THE NUMBER of first-time entrants into the youth justice system has fallen in Worcestershire by more than 30 per cent.
However, Worcestershire County Council bosses have been urged ‘not be complacent’ in a bid to keep crime levels down.
The new figures were released at a cabinet meeting last Thursday (July 16) which revealed the authority’s Youth Justice System was performing above the national average.
One of the most striking changes was the amount of first-time entrants to the criminal justice system as 369 youths entered it between October 2013 and September 2014.
This was 166 fewer than the same period 12 months before, and it compares to 408 in the West Mercia Police region and 417 in the rest of England.

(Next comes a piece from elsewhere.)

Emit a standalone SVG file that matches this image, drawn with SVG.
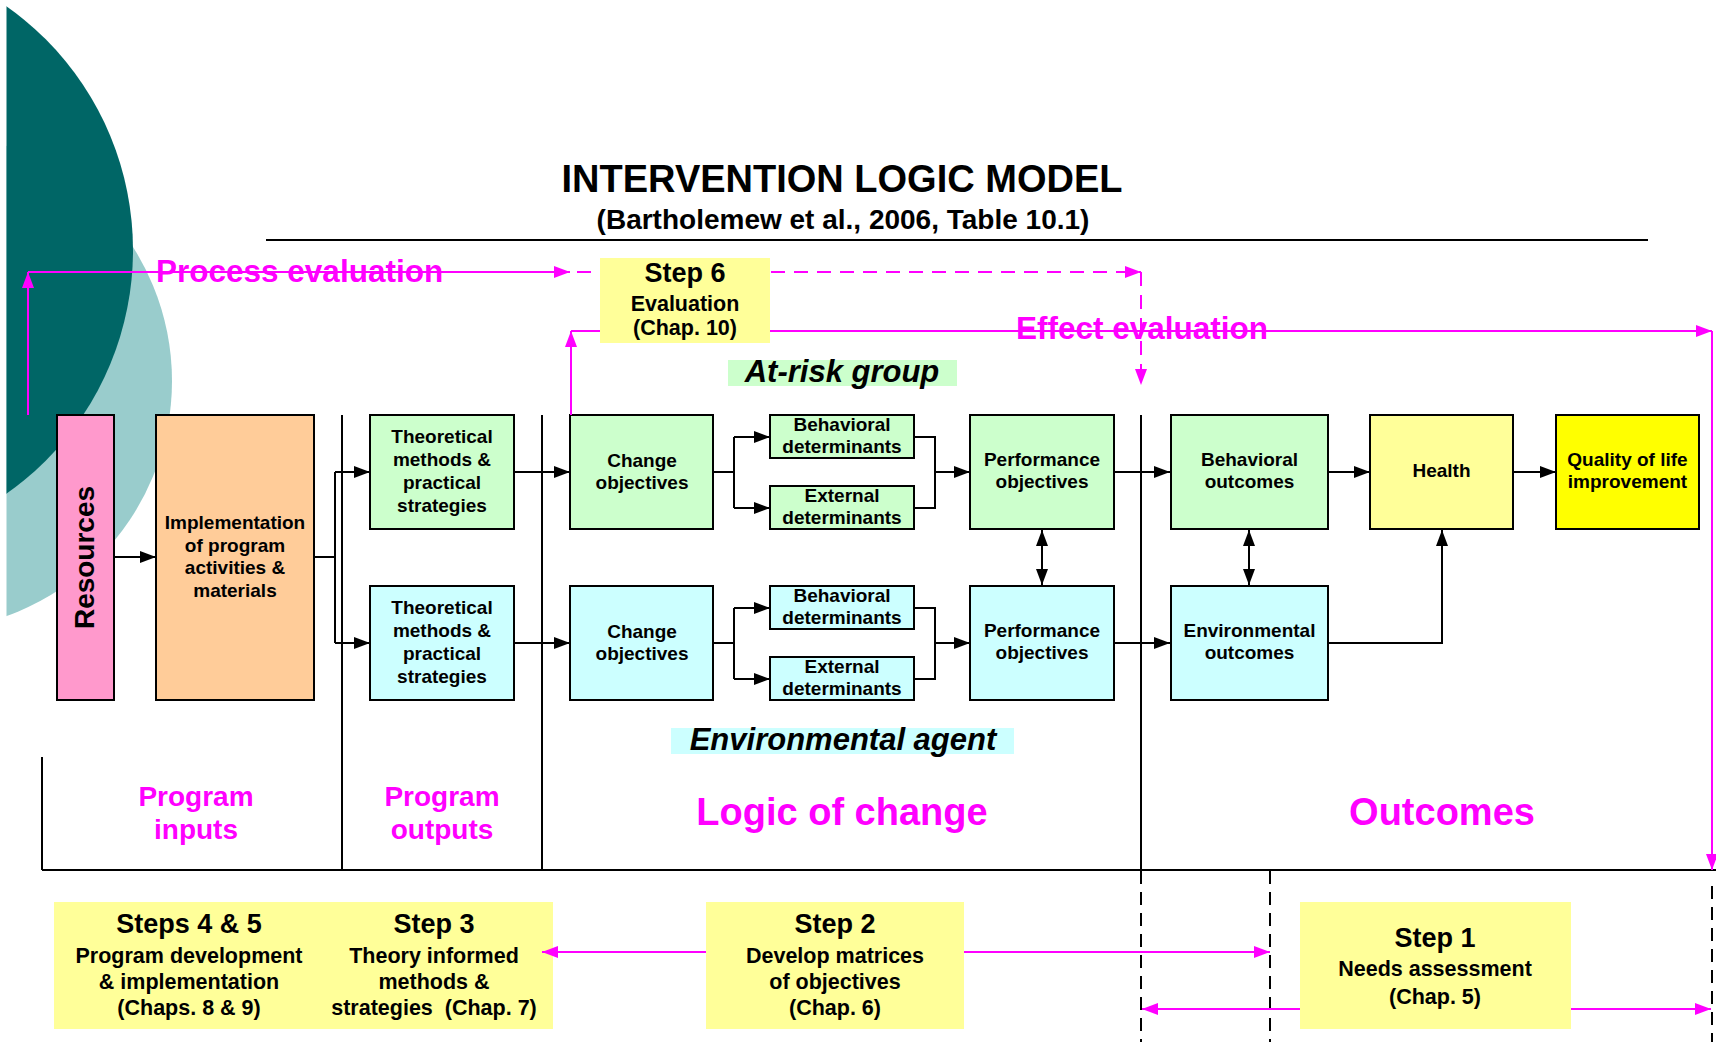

The report also revealed the use custody measures fell from 0.23per cent from 0.29 per cent as 12 youngsters were sentenced – three less than last year.
Meanwhile, a total of 31.3 per cent of young people re-offended within 12 months of receiving a police caution or sentence, which is 4.7per cent less than the national average.
Coun John Campion, cabinet member for children and families, said he was pleased with the figures, but he insisted there was still more work to be done as the Tory leadership endorsed the West Mercia Youth Justice Plan for 2015/16.
“This performance is solid for our area as we have a good track record,” he said.
“But again, it does not mean that we should be complacent.
“It is right that we have a good solid robust plan that we will absolutely help support our young people to not only live a safe and full life contributing to society but also helps protect society.”
Council leader Coun Adrian Hardman added: “This shows that last year’s plan was a success and clearly we are expecting that we will build on this again.”